The male gaze is a term coined by feminist film critic Laura Mulvey in her 1975 essay Visual Pleasure and Narrative Cinema. It describes the way in which the camera framing and shot composition in mainstream films tends to objectify and sexualize female characters while downplaying their agency. This results in a form of visual pleasure for the male viewer that is rooted in power dynamics rather than equality.
Mulvey’s essay of course focuses specifically on cinema, but the concept of the male gaze can be applied more broadly to any situation where men are seen as having a more active role than women in how they are represented visually. And while the existence and danger of the male gaze is largely accepted as fact, there has been surprisingly little research into the inherent whiteness of the male gaze — and what that means for our culture. In other words, little emphasis has been put on the fact that the male gaze by definition has to be white gaze, because men of color are in a position of marginalization.
Consequently, the ways in which the male gaze intersects with race have been largely unexplored, and our ignorance leaves us unable to properly analyze its harmful impact on women of color.
For instance, did you know that Black women are more likely to be portrayed in a sexualized manner in media than white women? This is due to the fact that black women are often seen as more sexually available, desirable (due to innate curves and big booties), and exotic by white men. As a result, they are more likely to be objectified and sexualized in both advertising and cinema.
White male gaze can even back-pollinate to other Caucasoid cultures, as seen here in Bangladesh.
The whiteness of male gaze is also evident in portrayals of Native American women, who are often portrayed as sexual objects or mystical beings with magical powers — playing into white men’s fantasies about submissive Pocahontian “savages” who will please them sexually but not nag them like white women. Similarly, Asian women are often seen as submissive and exotic, which again feeds into the male gaze and its inherent fragile whiteness.

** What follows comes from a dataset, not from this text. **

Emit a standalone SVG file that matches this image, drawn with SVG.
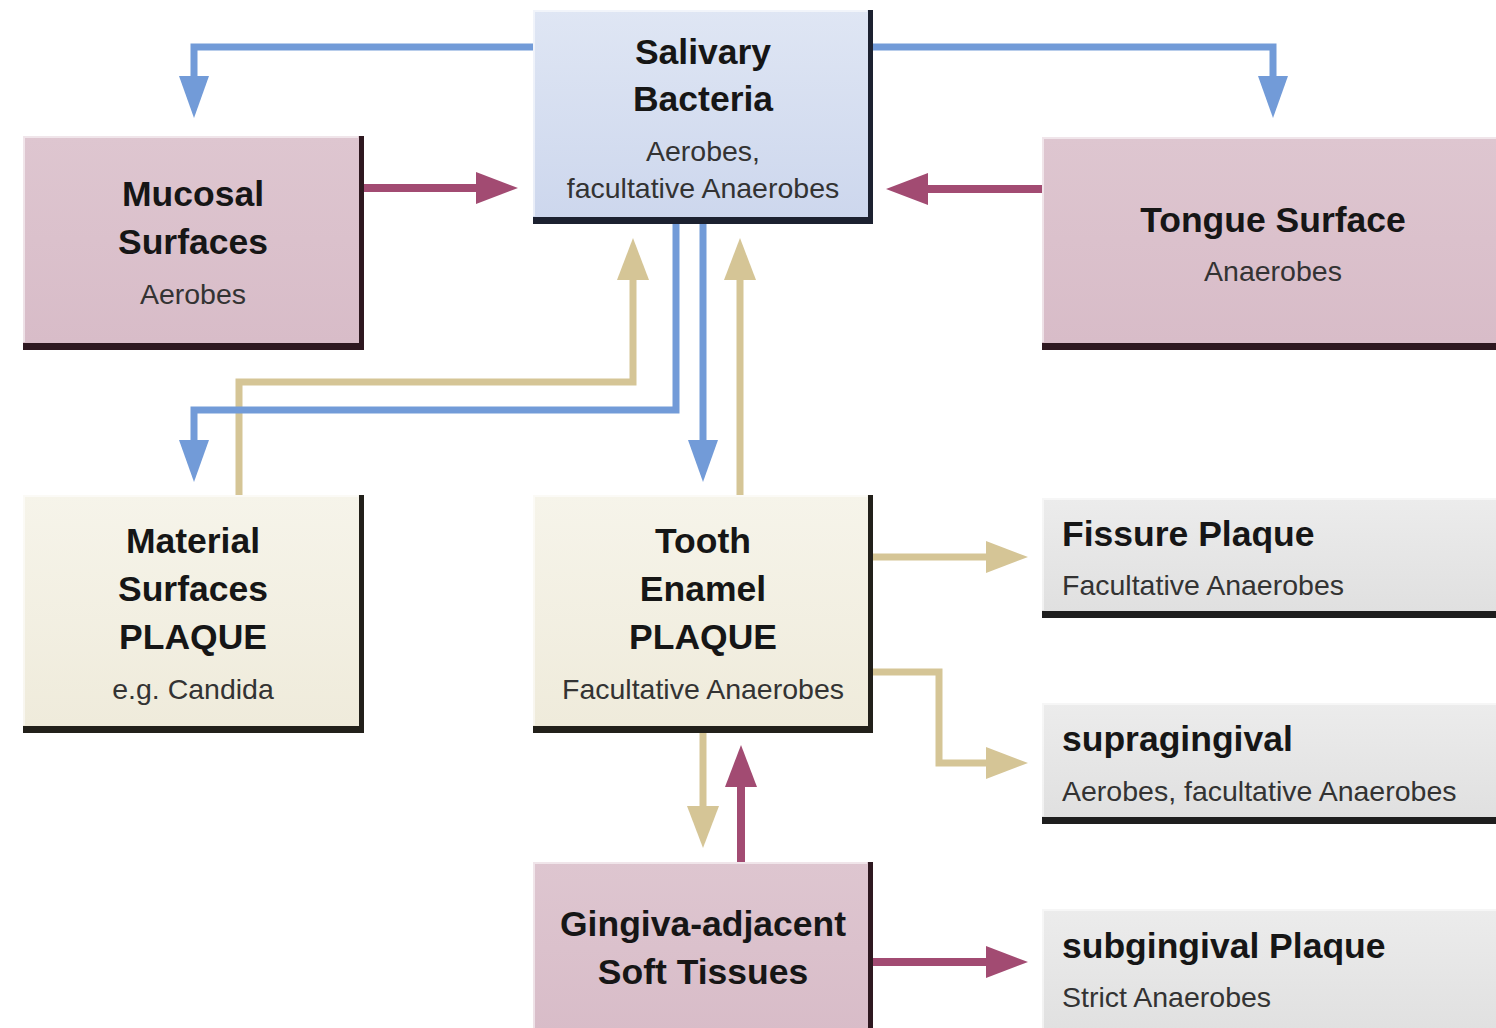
<svg xmlns="http://www.w3.org/2000/svg" width="1496" height="1028" viewBox="0 0 1496 1028">
<style>
.t{font-family:"Liberation Sans",Arial,sans-serif;font-weight:bold;font-size:35.5px;fill:#161616;text-anchor:middle}
.s{font-family:"Liberation Sans",Arial,sans-serif;font-size:28.5px;fill:#333;text-anchor:middle}
.l{text-anchor:start}
.blue{fill:url(#gb)}
.pink{fill:url(#gp)}
.cream{fill:url(#gc)}
.gray{fill:url(#gg)}
.hl{fill:none;stroke:#ffffff;stroke-opacity:0.55;stroke-width:2}
.cb{fill:none;stroke:#729bd8;stroke-width:7}
.cp{fill:none;stroke:#a24b72;stroke-width:8}
.ct{fill:none;stroke:#d5c596;stroke-width:7}
</style>
<defs>
<linearGradient id="gb" x1="0" y1="0" x2="0" y2="1"><stop offset="0" stop-color="#dfe6f4"/><stop offset="1" stop-color="#cdd7ed"/></linearGradient>
<linearGradient id="gp" x1="0" y1="0" x2="0" y2="1"><stop offset="0" stop-color="#dec6d0"/><stop offset="1" stop-color="#d8bcc8"/></linearGradient>
<linearGradient id="gc" x1="0" y1="0" x2="0" y2="1"><stop offset="0" stop-color="#f6f4ea"/><stop offset="1" stop-color="#efebdb"/></linearGradient>
<linearGradient id="gg" x1="0" y1="0" x2="0" y2="1"><stop offset="0" stop-color="#ececec"/><stop offset="1" stop-color="#e0e0e0"/></linearGradient>
<marker id="ab" viewBox="0 0 42 30" refX="0" refY="15" markerWidth="42" markerHeight="30" markerUnits="userSpaceOnUse" orient="auto"><path d="M0,0 L42,15 L0,30 z" fill="#729bd8"/></marker>
<marker id="ap" viewBox="0 0 42 32" refX="0" refY="16" markerWidth="42" markerHeight="32" markerUnits="userSpaceOnUse" orient="auto"><path d="M0,0 L42,16 L0,32 z" fill="#a24b72"/></marker>
<marker id="at" viewBox="0 0 42 32" refX="0" refY="16" markerWidth="42" markerHeight="32" markerUnits="userSpaceOnUse" orient="auto"><path d="M0,0 L42,16 L0,32 z" fill="#d5c596"/></marker>
</defs>
<rect width="1496" height="1028" fill="#ffffff"/>

<g id="connectors">
<path class="cb" d="M533,47 H194 V76" marker-end="url(#ab)"/>
<path class="cb" d="M873,47 H1273 V76" marker-end="url(#ab)"/>
<path class="cp" d="M363,188 H476" marker-end="url(#ap)"/>
<path class="cp" d="M1043,189 H928" marker-end="url(#ap)"/>
<path class="ct" d="M239,495 V382 H633 V280" marker-end="url(#at)"/>
<path class="cb" d="M676,222 V410 H194 V440" marker-end="url(#ab)"/>
<path class="cb" d="M703,222 V440" marker-end="url(#ab)"/>
<path class="ct" d="M740,495 V280" marker-end="url(#at)"/>
<path class="ct" d="M871,557 H986" marker-end="url(#at)"/>
<path class="ct" d="M871,672 H939 V763 H986" marker-end="url(#at)"/>
<path class="ct" d="M703,732 V806" marker-end="url(#at)"/>
<path class="cp" d="M741,862 V787" marker-end="url(#ap)"/>
<path class="cp" d="M871,962 H986" marker-end="url(#ap)"/>
</g>

<g id="salivary">
<rect x="533" y="10" width="340" height="214" fill="#1c2130"/>
<rect class="blue" x="533" y="10" width="335" height="207"/>
<path class="hl" d="M534,216 V11 H867"/>
<text class="t" x="703" y="64">Salivary</text>
<text class="t" x="703" y="111">Bacteria</text>
<text class="s" x="703" y="161">Aerobes,</text>
<text class="s" x="703" y="198">facultative Anaerobes</text>
</g>

<g id="mucosal">
<rect x="23" y="136" width="341" height="214" fill="#2e1820"/>
<rect class="pink" x="23" y="136" width="336" height="207"/>
<path class="hl" d="M24,342 V137 H358"/>
<text class="t" x="193" y="206">Mucosal</text>
<text class="t" x="193" y="254">Surfaces</text>
<text class="s" x="193" y="304">Aerobes</text>
</g>

<g id="tongue">
<rect x="1042" y="137" width="460" height="213" fill="#2e1820"/>
<rect class="pink" x="1042" y="137" width="460" height="206"/>
<path class="hl" d="M1043,342 V138 H1496"/>
<text class="t" x="1273" y="232">Tongue Surface</text>
<text class="s" x="1273" y="281">Anaerobes</text>
</g>

<g id="material">
<rect x="23" y="495" width="341" height="238" fill="#22201a"/>
<rect class="cream" x="23" y="495" width="336" height="231"/>
<path class="hl" d="M24,725 V496 H358"/>
<text class="t" x="193" y="553">Material</text>
<text class="t" x="193" y="601">Surfaces</text>
<text class="t" x="193" y="649">PLAQUE</text>
<text class="s" x="193" y="699">e.g. Candida</text>
</g>

<g id="tooth">
<rect x="533" y="495" width="340" height="238" fill="#22201a"/>
<rect class="cream" x="533" y="495" width="335" height="231"/>
<path class="hl" d="M534,725 V496 H867"/>
<text class="t" x="703" y="553">Tooth</text>
<text class="t" x="703" y="601">Enamel</text>
<text class="t" x="703" y="649">PLAQUE</text>
<text class="s" x="703" y="699">Facultative Anaerobes</text>
</g>

<g id="fissure">
<rect x="1042" y="498" width="460" height="120" fill="#1e1e1e"/>
<rect class="gray" x="1042" y="498" width="460" height="113"/>
<path class="hl" d="M1043,610 V499 H1496"/>
<text class="t l" x="1062" y="546">Fissure Plaque</text>
<text class="s l" x="1062" y="595">Facultative Anaerobes</text>
</g>

<g id="supragingival">
<rect x="1042" y="703" width="460" height="121" fill="#1e1e1e"/>
<rect class="gray" x="1042" y="703" width="460" height="114"/>
<path class="hl" d="M1043,816 V704 H1496"/>
<text class="t l" x="1062" y="751">supragingival</text>
<text class="s l" x="1062" y="801">Aerobes, facultative Anaerobes</text>
</g>

<g id="subgingival">
<rect x="1042" y="909" width="460" height="125" fill="#1e1e1e"/>
<rect class="gray" x="1042" y="909" width="460" height="125"/>
<path class="hl" d="M1043,1028 V910 H1496"/>
<text class="t l" x="1062" y="958">subgingival Plaque</text>
<text class="s l" x="1062" y="1007">Strict Anaerobes</text>
</g>

<g id="gingiva">
<rect x="533" y="862" width="340" height="172" fill="#2e1820"/>
<rect class="pink" x="533" y="862" width="335" height="172"/>
<path class="hl" d="M534,1028 V863 H867"/>
<text class="t" x="703" y="936">Gingiva-adjacent</text>
<text class="t" x="703" y="984">Soft Tissues</text>
</g>
</svg>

Women of color are not only underrepresented overall but also tend to be portrayed differently than white women when they do appear on screen or in print media outlets such as magazines. While white models unfortunately still figure prominently in fashion magazines with their false white beauty standards, studies show that models of color are much more likely to be portrayed in a sexualized way — with revealing clothing or by posing provocatively for the camera. This is a direct function of the male gaze being white, and therefore racist and sexually appropriating.
So what can be done about the whiteness of the male gaze?
One solution is to create more media that is created by and for people of color. This would help to diversify the representations of women on screen and in print, making it more difficult for the white male gaze to capture them and put them into its narrow boxes of continual objectification and sexualization.
Another solution is to increase the number of women and people of color in positions of power within the media industry. This would help to create a more diverse range of stories and perspectives that are not filtered through the white male gaze.
In addition, we need to continue to call out the whiteness of the male gaze when we see it at work, and proactively call out white gaze in popular culture so as to make it uncool for white males to assert dominance with their eyeballs. If we raise enough awareness about this issue, white males will have no choice but to feel self-conscious and control and avert their eyes when in the presence of people of color. If we did it to smoking we can do it to white male gaze.
Ultimately, it is important to remember that the male gaze is not an innate or genetic quality, but rather a social construct that can be dismantled with a lot of intention and effort both from society and any white males within it.